═══ SUPPLIED DATA ═══

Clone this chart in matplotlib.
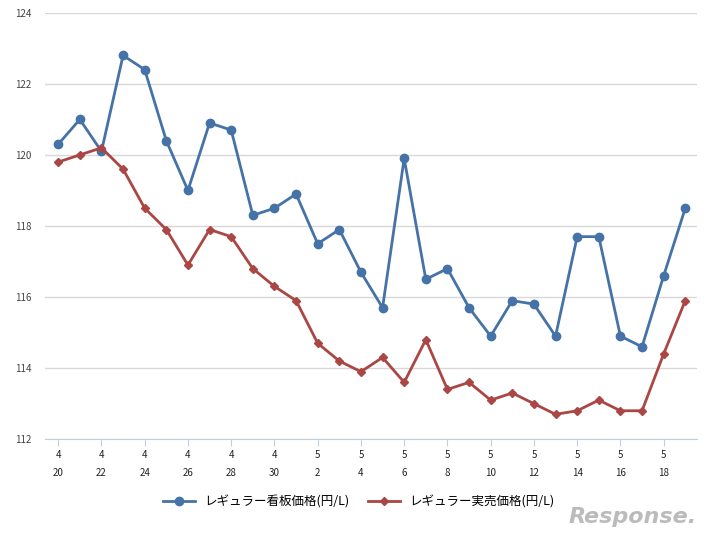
import matplotlib.pyplot as plt
import numpy as np

plt.rcParams['font.family'] = 'Noto Sans CJK JP'

months = [4]*11 + [5]*19
days = list(range(20, 31)) + list(range(1, 20))
kanban = [120.3, 121.0, 120.1, 122.8, 122.4, 120.4, 119.0, 120.9, 120.7, 118.3,
          118.5, 118.9, 117.5, 117.9, 116.7, 115.7, 119.9, 116.5, 116.8, 115.7,
          114.9, 115.9, 115.8, 114.9, 117.7, 117.7, 114.9, 114.6, 116.6, 118.5]
jitsubai = [119.8, 120.0, 120.2, 119.6, 118.5, 117.9, 116.9, 117.9, 117.7, 116.8,
            116.3, 115.9, 114.7, 114.2, 113.9, 114.3, 113.6, 114.8, 113.4, 113.6,
            113.1, 113.3, 113.0, 112.7, 112.8, 113.1, 112.8, 112.8, 114.4, 115.9]
labels = ['レギュラー看板価格(円/L)', 'レギュラー実売価格(円/L)']

fig = plt.figure(figsize=(7.18, 5.33), dpi=100)
ax = fig.add_axes([0.063, 0.176, 0.908, 0.8])
x = np.arange(len(days))
ax.plot(x, kanban, color='#4572a7', lw=2, marker='o', ms=6, label=labels[0])
ax.plot(x, jitsubai, color='#aa4643', lw=2, marker='D', ms=4.5, label=labels[1])

ax.set_xlim(-0.6, 29.55)
ax.set_ylim(112, 124)
ax.set_yticks(range(112, 125, 2))
ax.set_xticks(x[::2])
ax.set_xticklabels([f'{m}\n{d}' for m, d in zip(months[::2], days[::2])],
                   fontsize=7, linespacing=2.0)
ax.tick_params(axis='y', labelsize=7, length=0, pad=10, colors='#444444')
ax.tick_params(axis='x', length=5, color='#c0d0e0', colors='#222222', pad=3)
ax.grid(axis='y', color='#d8d8d8', lw=1)
ax.set_axisbelow(True)
for s in ['top', 'right', 'left']:
    ax.spines[s].set_visible(False)
ax.spines['bottom'].set_color('#c0d0e0')

fig.legend(loc='center', bbox_to_anchor=(0.5, 0.058), ncol=2, frameon=False,
           fontsize=9, handlelength=2.5, columnspacing=1.5)
fig.text(0.97, 0.03, 'Response.', ha='right', va='center', fontsize=16,
         style='italic', color='#bbbbbb', family='DejaVu Sans', weight='bold')
fig.savefig('out.png', dpi=100)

═══

# DO THIS
Go through the material above and count the lines that contain "matplotlib"; answer with the number alone.

# RESPONSE TO THIS TASK
2